Afterwards, we made our way back to Jesse Ketchum Public School where we were treated with many post-race goodies. They had plates and cups of fresh food, massages, people dressed in tuxedo t-shirts carrying trays of food including cinnamon buns the size of my head and so much more. I got a falafel wrap and some cookies and then we had to go. We said goodbye to Allison and her husband (for now) and then headed off. Overall it was a fun race and the race itself raced more than $250,000 for charity with more than $115,000 for the YWCA Toronto. With the support of family and friends, I raised $265 for YWCA Toronto. $250 will provide welcome baskets for ten women coming in off the street at YWCA Toronto 1st Stop Woodlawn Shelter, which contain essentials such as soap, toothpaste, clothing and feminine products. I was proud to contribute (thank you again to family and friends for their support!).

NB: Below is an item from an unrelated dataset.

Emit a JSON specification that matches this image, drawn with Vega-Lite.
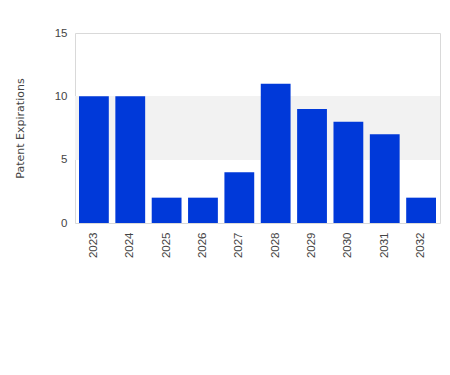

After the race, Dan and I headed down to King Street and Blue Jays Way where we met up with other runners participating in Run TO Beer. This Run TO Beer event was held in partnership with STWM and had three distances, 3k, 5k and 10k. There’s a designated meeting time and place for each distance and the routes all intersect, meaning that the 10k runners pick up the 5k runners along the route and then the 3k runners eventually join everybody too. Because of the timing of the distances after the Yorkville Run we opted for the 3k option. A stretch of King Street was closed for the Toronto International Film Festival (TIFF) and we wondered if they would move the route from King Street to Wellington Street (the answer is no). Another STWM Digital Champion was there and we laughed at our semi-matching outfits (same running backpack, same black race tee and same STWM Ciel hat). Soon we were joined by the rest of the Run TO Beer runners and we got to run through TIFF. With about 100 runners, it was actually a lot of fun and people even moved out of the way for us!
The race route ended at Millstreet Brew Pub where we were greeted by the friendly Canada Running Series staff. We took some pictures and then enjoyed some free beer. As always, it was a pleasure to see the Run TO Beer organizers and Canada Running Series staff. I can only imagine the amount of co-ordination it takes to put on free events like this and we definitely enjoyed it!
In total I ran about 13k that day. Although this is far below the 26k that was on my training plan, I know that it won’t make or break my marathon. It was a fun day and I would do it again in a heartbeat.